**EXTRACTED ENTRIES**

::::::::::

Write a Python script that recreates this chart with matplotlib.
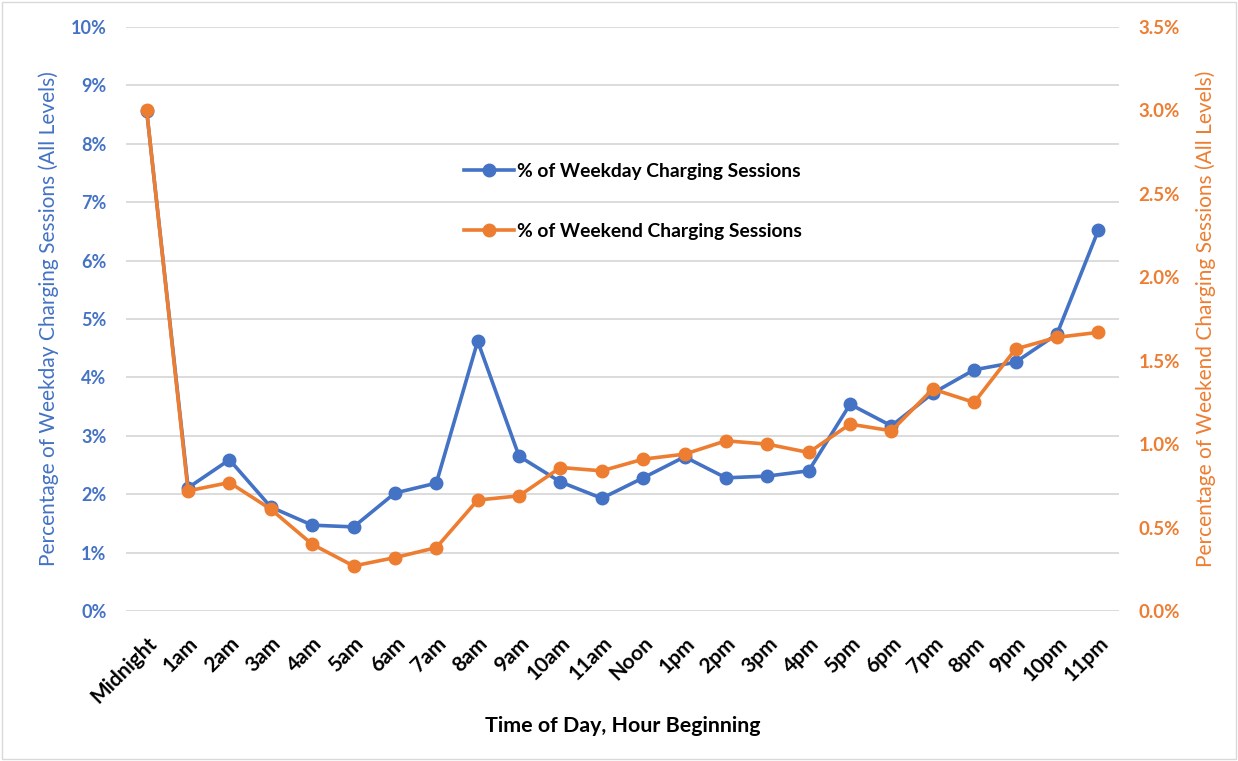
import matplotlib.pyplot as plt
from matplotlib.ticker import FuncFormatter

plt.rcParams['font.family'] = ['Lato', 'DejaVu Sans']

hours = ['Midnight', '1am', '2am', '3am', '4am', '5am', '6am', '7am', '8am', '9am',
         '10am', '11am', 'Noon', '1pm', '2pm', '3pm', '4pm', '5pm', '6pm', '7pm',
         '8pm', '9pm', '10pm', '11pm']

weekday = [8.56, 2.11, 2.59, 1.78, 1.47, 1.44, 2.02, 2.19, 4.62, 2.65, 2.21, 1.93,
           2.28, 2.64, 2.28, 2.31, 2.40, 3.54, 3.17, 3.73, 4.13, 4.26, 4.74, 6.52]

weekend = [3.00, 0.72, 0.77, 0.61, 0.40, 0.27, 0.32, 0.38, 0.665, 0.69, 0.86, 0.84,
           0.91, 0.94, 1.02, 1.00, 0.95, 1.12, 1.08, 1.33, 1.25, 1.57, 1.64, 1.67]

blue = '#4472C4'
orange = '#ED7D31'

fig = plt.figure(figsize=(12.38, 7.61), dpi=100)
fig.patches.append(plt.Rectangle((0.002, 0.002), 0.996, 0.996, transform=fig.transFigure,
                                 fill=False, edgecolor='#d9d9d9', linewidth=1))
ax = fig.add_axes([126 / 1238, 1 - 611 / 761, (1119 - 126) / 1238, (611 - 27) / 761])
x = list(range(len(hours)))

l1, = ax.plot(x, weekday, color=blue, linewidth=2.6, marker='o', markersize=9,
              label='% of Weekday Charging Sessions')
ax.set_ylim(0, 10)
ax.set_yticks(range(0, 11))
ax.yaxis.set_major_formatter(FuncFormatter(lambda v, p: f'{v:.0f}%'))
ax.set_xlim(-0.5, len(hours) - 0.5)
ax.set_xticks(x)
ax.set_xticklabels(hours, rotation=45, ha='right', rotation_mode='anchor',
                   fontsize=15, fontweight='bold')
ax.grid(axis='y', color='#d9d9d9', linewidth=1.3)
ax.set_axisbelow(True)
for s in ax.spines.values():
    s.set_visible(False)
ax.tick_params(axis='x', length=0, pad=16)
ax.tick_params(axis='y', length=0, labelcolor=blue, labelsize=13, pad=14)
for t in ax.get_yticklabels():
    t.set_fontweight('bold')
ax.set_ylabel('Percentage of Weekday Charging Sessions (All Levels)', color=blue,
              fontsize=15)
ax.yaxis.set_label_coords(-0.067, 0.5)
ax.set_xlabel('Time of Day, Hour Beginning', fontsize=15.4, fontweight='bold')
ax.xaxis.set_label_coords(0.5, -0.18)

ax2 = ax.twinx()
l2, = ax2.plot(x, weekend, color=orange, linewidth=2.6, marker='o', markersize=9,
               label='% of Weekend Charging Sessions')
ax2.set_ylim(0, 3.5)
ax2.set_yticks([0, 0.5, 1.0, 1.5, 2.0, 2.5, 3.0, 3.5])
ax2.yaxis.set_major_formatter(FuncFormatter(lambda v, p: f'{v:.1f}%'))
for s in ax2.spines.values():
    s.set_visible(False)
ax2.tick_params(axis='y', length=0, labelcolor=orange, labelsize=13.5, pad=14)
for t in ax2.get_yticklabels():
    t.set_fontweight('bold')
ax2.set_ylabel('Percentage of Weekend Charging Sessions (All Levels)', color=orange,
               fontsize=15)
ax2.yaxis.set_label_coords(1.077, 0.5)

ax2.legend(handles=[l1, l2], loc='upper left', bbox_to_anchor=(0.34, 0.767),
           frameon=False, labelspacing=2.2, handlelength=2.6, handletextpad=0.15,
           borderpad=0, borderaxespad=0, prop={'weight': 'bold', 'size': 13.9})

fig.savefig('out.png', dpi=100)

::::::::::

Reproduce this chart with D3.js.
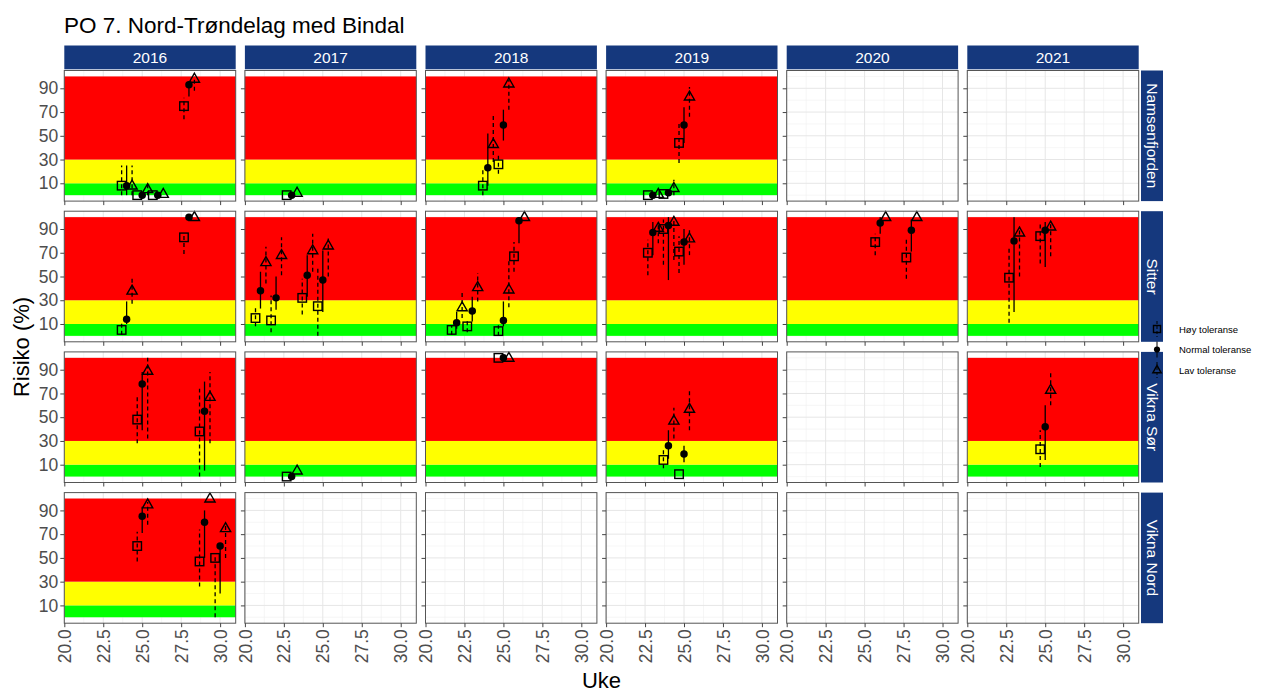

::::::::::

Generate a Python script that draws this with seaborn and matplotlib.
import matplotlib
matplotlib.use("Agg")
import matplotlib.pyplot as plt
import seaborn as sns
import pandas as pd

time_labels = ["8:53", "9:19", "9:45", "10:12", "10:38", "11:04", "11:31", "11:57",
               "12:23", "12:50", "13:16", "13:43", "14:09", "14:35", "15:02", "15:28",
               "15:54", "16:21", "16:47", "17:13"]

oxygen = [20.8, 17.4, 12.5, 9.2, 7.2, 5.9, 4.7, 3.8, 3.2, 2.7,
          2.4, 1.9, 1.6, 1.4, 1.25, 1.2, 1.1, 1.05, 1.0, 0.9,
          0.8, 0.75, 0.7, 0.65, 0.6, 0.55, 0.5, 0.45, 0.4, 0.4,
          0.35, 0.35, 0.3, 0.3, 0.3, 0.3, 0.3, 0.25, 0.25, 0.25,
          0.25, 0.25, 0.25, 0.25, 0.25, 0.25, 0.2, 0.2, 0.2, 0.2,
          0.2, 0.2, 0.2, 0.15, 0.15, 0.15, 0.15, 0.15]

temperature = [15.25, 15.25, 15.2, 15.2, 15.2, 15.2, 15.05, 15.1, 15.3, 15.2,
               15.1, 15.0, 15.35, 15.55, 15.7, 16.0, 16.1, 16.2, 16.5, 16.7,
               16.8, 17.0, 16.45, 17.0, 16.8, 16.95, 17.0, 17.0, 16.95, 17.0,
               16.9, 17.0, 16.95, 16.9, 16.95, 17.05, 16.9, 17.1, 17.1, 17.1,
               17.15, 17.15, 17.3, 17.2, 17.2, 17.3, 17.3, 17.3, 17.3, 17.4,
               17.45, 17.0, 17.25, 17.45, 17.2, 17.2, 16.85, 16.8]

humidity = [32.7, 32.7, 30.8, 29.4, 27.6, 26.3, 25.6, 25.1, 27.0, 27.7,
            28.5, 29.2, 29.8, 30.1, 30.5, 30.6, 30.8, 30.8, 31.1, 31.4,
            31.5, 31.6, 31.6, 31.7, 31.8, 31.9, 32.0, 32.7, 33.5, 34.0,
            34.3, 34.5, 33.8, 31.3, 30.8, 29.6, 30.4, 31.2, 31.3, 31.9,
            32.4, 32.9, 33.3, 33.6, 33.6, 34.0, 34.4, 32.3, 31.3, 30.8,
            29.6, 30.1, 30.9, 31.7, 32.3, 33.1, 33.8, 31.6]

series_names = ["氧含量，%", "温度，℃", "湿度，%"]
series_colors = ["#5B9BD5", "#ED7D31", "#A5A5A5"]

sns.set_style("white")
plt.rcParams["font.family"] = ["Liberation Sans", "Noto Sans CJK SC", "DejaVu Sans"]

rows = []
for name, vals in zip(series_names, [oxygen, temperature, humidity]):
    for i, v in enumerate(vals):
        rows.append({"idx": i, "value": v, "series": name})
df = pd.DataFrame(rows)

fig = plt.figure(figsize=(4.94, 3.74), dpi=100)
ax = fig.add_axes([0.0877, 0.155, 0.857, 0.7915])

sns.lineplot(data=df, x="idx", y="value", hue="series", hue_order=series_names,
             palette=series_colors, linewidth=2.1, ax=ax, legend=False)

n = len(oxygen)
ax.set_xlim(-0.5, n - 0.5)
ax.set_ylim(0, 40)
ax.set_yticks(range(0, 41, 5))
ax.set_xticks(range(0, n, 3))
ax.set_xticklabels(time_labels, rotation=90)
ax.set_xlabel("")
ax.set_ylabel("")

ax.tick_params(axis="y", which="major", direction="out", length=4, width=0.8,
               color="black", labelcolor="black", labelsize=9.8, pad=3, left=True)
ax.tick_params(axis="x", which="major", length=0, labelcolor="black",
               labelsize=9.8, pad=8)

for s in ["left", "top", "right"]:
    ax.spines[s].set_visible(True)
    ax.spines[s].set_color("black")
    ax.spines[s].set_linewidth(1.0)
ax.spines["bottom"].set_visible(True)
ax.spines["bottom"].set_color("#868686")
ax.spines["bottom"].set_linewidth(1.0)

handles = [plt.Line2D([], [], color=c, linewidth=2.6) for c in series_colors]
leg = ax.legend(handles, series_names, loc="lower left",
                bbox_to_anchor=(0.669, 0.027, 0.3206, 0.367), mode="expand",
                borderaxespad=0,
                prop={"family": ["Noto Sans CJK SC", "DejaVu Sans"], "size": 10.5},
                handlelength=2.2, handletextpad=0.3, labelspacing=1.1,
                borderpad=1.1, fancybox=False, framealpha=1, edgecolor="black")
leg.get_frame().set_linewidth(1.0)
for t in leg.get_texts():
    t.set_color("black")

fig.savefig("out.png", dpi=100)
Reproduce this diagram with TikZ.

::::::::::

Take the stretch from the line containing "Write a Python" through the line containing "1.57, 1.64, 1.67]" and reproduce it exactly, both ends included. Omit the pictures.

Write a Python script that recreates this chart with matplotlib.
import matplotlib.pyplot as plt
from matplotlib.ticker import FuncFormatter

plt.rcParams['font.family'] = ['Lato', 'DejaVu Sans']

hours = ['Midnight', '1am', '2am', '3am', '4am', '5am', '6am', '7am', '8am', '9am',
         '10am', '11am', 'Noon', '1pm', '2pm', '3pm', '4pm', '5pm', '6pm', '7pm',
         '8pm', '9pm', '10pm', '11pm']

weekday = [8.56, 2.11, 2.59, 1.78, 1.47, 1.44, 2.02, 2.19, 4.62, 2.65, 2.21, 1.93,
           2.28, 2.64, 2.28, 2.31, 2.40, 3.54, 3.17, 3.73, 4.13, 4.26, 4.74, 6.52]

weekend = [3.00, 0.72, 0.77, 0.61, 0.40, 0.27, 0.32, 0.38, 0.665, 0.69, 0.86, 0.84,
           0.91, 0.94, 1.02, 1.00, 0.95, 1.12, 1.08, 1.33, 1.25, 1.57, 1.64, 1.67]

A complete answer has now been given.